Savings Levels In The UK Increase
We reported recently on how individuals in the UK have changed their attitude towards their finances, with regard to savings and taking out new personal loans and how, although people were attempting to save some money, there was a greater focus on repaying existing debt on loans and credit cards.
A new survey has found that, although many individuals in the UK are starting to apply for personal loans once again, there has also been a dramatic increase in the amount which people are putting away each month in personal savings accounts.
The survey, which was conducted by Birmingham Midshires, revealed that the average person in the UK is now saving twice as much as they were twelve months ago.
Over the course of the past three months, savings accounts took an average deposit of £1,031, compared with £776 over the course of the previous three months and just £554 at the same time twelve months ago.
The main reason given for the increased level of savings was to build an emergency fund to be kept for the proverbial “rainy day”, with just over a quarter of those interviewed giving this as the reason.
A similar number of individuals said that they were saving for a holiday, or major purchase such as a new car.

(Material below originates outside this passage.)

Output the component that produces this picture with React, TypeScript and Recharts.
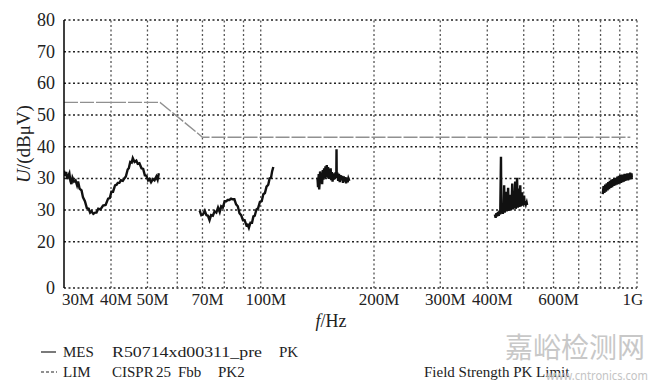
import { LineChart, Line, XAxis, YAxis, ReferenceLine } from 'recharts';

// frequency in MHz, level in dBµV
const xTicks = [30, 40, 50, 60, 70, 80, 90, 100, 200, 300, 400, 500, 600, 700, 800, 900, 1000];
const xLabelValues = [30, 40, 50, 70, 100, 200, 300, 400, 600, 1000];
const xLabelTexts = ['30M', '40M', '50M', '70M', '100M', '200M', '300M', '400M', '600M', '1G'];

// the printed axis is odd (two "30"s, bottom "0"), kept as in the figure
const yTicks = [-4.6, 10, 20, 30, 40, 50, 60, 70, 80];
const yTickLabels = ['0', '20', '30', '30', '40', '50', '60', '70', '80'];

const limFreq = [30, 54, 70, 960];
const limLevel = [54, 54, 43, 43];

const mes1: [number, number][] = [
  [30.0, 32.4], [30.2, 30.8], [30.4, 32.0], [30.6, 29.8], [30.8, 30.8], [31.0, 31.6], [31.2, 29.2],
  [31.4, 28.2], [31.6, 30.2], [31.9, 29.0], [32.2, 29.4], [32.5, 27.8], [32.7, 29.0], [33.0, 26.8],
  [33.4, 26.2], [33.7, 24.0], [34.1, 22.8], [34.5, 20.6], [34.9, 20.4], [35.2, 19.2], [35.5, 19.6],
  [35.9, 18.8], [36.3, 19.2], [36.6, 19.2], [37.0, 20.4], [37.5, 20.2], [38.1, 21.4], [38.7, 21.6],
  [39.3, 23.6], [39.7, 23.8], [40.1, 25.8], [40.5, 25.8], [41.0, 27.8], [41.4, 28.0], [41.7, 28.6],
  [42.1, 28.6], [42.5, 29.4], [43.0, 29.2], [43.4, 30.0], [43.8, 30.6], [44.3, 32.8], [44.6, 33.2],
  [45.0, 35.2], [45.4, 35.0], [45.7, 36.4], [46.2, 35.2], [46.7, 35.6], [47.1, 34.6], [47.6, 34.8],
  [48.2, 33.2], [48.7, 33.0], [49.2, 31.0], [49.7, 30.8], [50.2, 29.4], [50.6, 29.8], [51.1, 28.8],
  [51.7, 29.8], [52.2, 29.4], [52.8, 30.6], [53.2, 29.6], [53.6, 31.6],
];

const mes2: [number, number][] = [
  [68.8, 19.8], [69.5, 18.4], [70.2, 18.6], [71.0, 19.8], [71.7, 18.4], [72.4, 18.2], [73.1, 16.8],
  [73.8, 18.4], [74.6, 18.2], [75.4, 19.6], [76.2, 19.2], [77.0, 20.8], [77.8, 19.4], [78.5, 21.2],
  [79.3, 20.8], [80.2, 22.8], [81.0, 22.8], [81.7, 23.2], [82.5, 23.2], [83.4, 23.6], [84.2, 23.4],
  [85.1, 23.4], [86.0, 21.8], [86.9, 21.2], [87.8, 19.0], [88.7, 18.4], [89.7, 16.8], [90.6, 16.8],
  [91.6, 15.2], [92.3, 15.4], [93.0, 14.4], [93.9, 16.0], [94.8, 16.0], [95.6, 18.0], [96.4, 18.2],
  [97.4, 20.2], [98.4, 20.6], [99.5, 22.6], [100.6, 22.8], [101.6, 25.0], [102.6, 25.4], [103.6, 27.4],
  [104.7, 28.0], [105.6, 30.0], [106.5, 30.2], [107.2, 32.2], [108.0, 33.6],
];

const mes3: [number, number][] = [
  [141.5, 30.2], [142.0, 27.2], [142.6, 31.4], [143.0, 26.5], [143.4, 28.6], [143.8, 32.2], [144.4, 29.0],
  [145.0, 31.6], [145.6, 28.2], [146.2, 32.6], [146.8, 29.6], [147.4, 33.2], [148.0, 30.0], [148.6, 33.8],
  [149.2, 30.4], [149.8, 34.2], [150.4, 30.2], [151.0, 33.6], [151.6, 29.8], [152.2, 32.8], [152.8, 30.4],
  [153.4, 33.2], [154.0, 29.4], [154.6, 32.0], [155.2, 29.0], [155.8, 31.6], [156.4, 29.6], [157.0, 31.2],
  [157.6, 30.0], [158.2, 32.0], [158.8, 30.4], [159.0, 39.2], [159.2, 30.2], [159.8, 31.8], [160.6, 29.2],
  [161.4, 31.4], [162.2, 28.8], [163.0, 31.0], [163.8, 29.4], [164.6, 30.8], [165.4, 28.6], [166.2, 30.6],
  [167.0, 29.0], [167.8, 30.4], [168.6, 28.4], [169.4, 30.2], [170.2, 28.8], [171.0, 30.0], [172.0, 29.2],
];

const mes4: [number, number][] = [
  [419, 18.6], [421, 17.6], [423, 19.0], [425, 18.0], [427, 19.4], [429, 18.2], [431, 19.8], [433, 18.6],
  [435, 36.8], [436, 19.0], [438, 20.2], [440, 18.8], [442, 20.6], [443.5, 27.8], [445, 19.2], [447, 20.8],
  [449, 25.8], [450.5, 19.6], [452, 21.0], [454.5, 27.0], [456, 19.8], [458, 21.2], [460, 24.8], [462, 20.0],
  [464, 21.4], [466, 28.4], [468, 20.2], [470, 25.8], [472, 20.6], [474.5, 29.0], [476, 20.4], [478, 21.8],
  [480, 30.2], [482, 20.8], [484, 22.0], [486, 26.8], [488, 21.0], [489.5, 27.8], [491, 21.2], [493, 22.4],
  [495, 25.6], [497, 21.4], [499, 22.6], [501, 24.6], [503, 21.6], [505, 22.8], [507, 21.8], [509, 22.4],
  [510.5, 21.6],
];

const mes5: [number, number][] = [
  [811, 25.0], [815, 27.6], [819, 25.4], [823, 28.0], [827, 25.8], [831, 28.4], [835, 26.2], [839, 28.8],
  [843, 26.6], [847, 29.2], [851, 27.0], [855, 29.6], [859, 27.2], [863, 29.8], [867, 27.6], [871, 30.2],
  [875, 27.8], [879, 30.2], [883, 28.0], [887, 30.6], [891, 28.2], [895, 30.8], [899, 28.4], [903, 31.0],
  [907, 28.6], [911, 31.2], [915, 28.8], [919, 31.2], [923, 29.0], [927, 31.4], [931, 29.2], [935, 31.4],
  [939, 29.4], [943, 31.6], [947, 29.4], [951, 31.6], [955, 29.6], [959, 31.8], [963, 29.8], [967, 31.6],
  [969, 30.2],
];

const toRows = (pts: [number, number][]) => pts.map(([f, v]) => ({ f, v }));
const limRows = limFreq.map((f, i) => ({ f, v: limLevel[i] }));
const mesSegments = [mes1, mes2, mes3, mes4, mes5].map(toRows);

const serif = "'Liberation Serif', 'DejaVu Serif', serif";

const XTick = ({ x, y, payload }: any) => {
  const i = xLabelValues.indexOf(payload.value);
  if (i < 0) return <g />;
  const first = i === 0;
  const last = i === xLabelValues.length - 1;
  return (
    <text x={first ? x - 2 : last ? x - 4 : x + 5} y={y} dy={12} textAnchor={first ? 'start' : 'middle'}
      style={{ fontFamily: serif, fontSize: 17 }} fill="#222">
      {xLabelTexts[i]}
    </text>
  );
};

const YTick = ({ x, y, payload, index }: any) => (
  <text x={x} y={y} dy={6} textAnchor="end" style={{ fontFamily: serif, fontSize: 18 }} fill="#222">
    {yTickLabels[index] ?? payload.value}
  </text>
);

export default function App() {
  return (
    <div style={{ position: 'absolute', left: 0, top: 0, width: 654, height: 385, background: '#fff' }}>
      <LineChart width={654} height={385} margin={{ top: 20, right: 17, bottom: 67, left: 0 }}>
        <XAxis dataKey="f" type="number" scale="log" domain={[30, 1000]} allowDataOverflow
          ticks={xTicks} interval={0} tick={<XTick />} tickLine={false} axisLine={false}
          height={30} tickSize={0} tickMargin={5} />
        <YAxis type="number" domain={[-4.6, 80]} allowDataOverflow ticks={yTicks} interval={0}
          tick={<YTick />} tickLine={false} tickSize={0} tickMargin={9} width={64}
          axisLine={{ stroke: '#000', strokeWidth: 1.5 }} />
        {yTicks.map((v) => (
          <ReferenceLine key={`h${v}`} y={v} stroke="#222" strokeWidth={1.5} strokeDasharray="2 2.5" />
        ))}
        {xTicks.slice(1).map((v) => (
          <ReferenceLine key={`v${v}`} x={v} stroke="#555" strokeWidth={1.3} strokeDasharray="2 2.5" />
        ))}
        <Line data={limRows} dataKey="v" stroke="#909090" strokeWidth={1.4} strokeDasharray="14 2"
          dot={false} isAnimationActive={false} />
        {mesSegments.map((rows, i) => (
          <Line key={i} data={rows} dataKey="v" stroke="#111" strokeWidth={2.4}
            dot={false} isAnimationActive={false} />
        ))}
      </LineChart>
      <svg width={654} height={385} style={{ position: 'absolute', left: 0, top: 0, pointerEvents: 'none' }}>
        <text transform="rotate(-90, 26, 144)" x={26} y={144} textAnchor="middle" dominantBaseline="middle"
          style={{ fontFamily: serif, fontSize: 19 }} fill="#222">
          <tspan fontStyle="italic">U</tspan>/(dBμV)
        </text>
        <text x={331} y={327} textAnchor="middle" style={{ fontFamily: serif, fontSize: 18 }} fill="#222">
          <tspan fontStyle="italic">f</tspan>/Hz
        </text>
        <line x1={41} y1={352} x2={56} y2={352} stroke="#222" strokeWidth={1.2} />
        <line x1={41} y1={372} x2={57} y2={372} stroke="#222" strokeWidth={1.2} strokeDasharray="3 2" />
        <g style={{ fontFamily: serif, fontSize: 15 }} fill="#222">
          <text x={63} y={357}>MES</text>
          <text x={112} y={357} textLength={150} lengthAdjust="spacingAndGlyphs">R50714xd00311_pre</text>
          <text x={279} y={357}>PK</text>
          <text x={63} y={377}>LIM</text>
          <text x={112} y={377}>CISPR</text>
          <text x={156} y={377}>25</text>
          <text x={178} y={377}>Fbb</text>
          <text x={218} y={377}>PK2</text>
          <text x={424} y={377}>Field Strength PK Limit</text>
        </g>
        <text x={505} y={358} style={{ fontFamily: "'Noto Sans CJK SC', sans-serif", fontSize: 28 }} fill="#c8c8c8">嘉峪检测网</text>
        <text x={546} y={380} textLength={102} lengthAdjust="spacingAndGlyphs"
          style={{ fontFamily: "'Noto Sans', sans-serif", fontSize: 13 }} fill="#c4c4c4">www.cntronics.com</text>
      </svg>
    </div>
  );
}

This is an encouraging sign for the economy and people’s financial well being in general, as there is an increase in the number of people saving up for the things they want, rather than relying on their credit card, or taking out another personal loan to make the purchase.
John Bianco at Birmingham Midshires commented on the changing trend, he said “It is reassuring to see that people have increased the amount they save for the second quarter in a row, as good savings habits are important to ensure you can plan ahead financially.”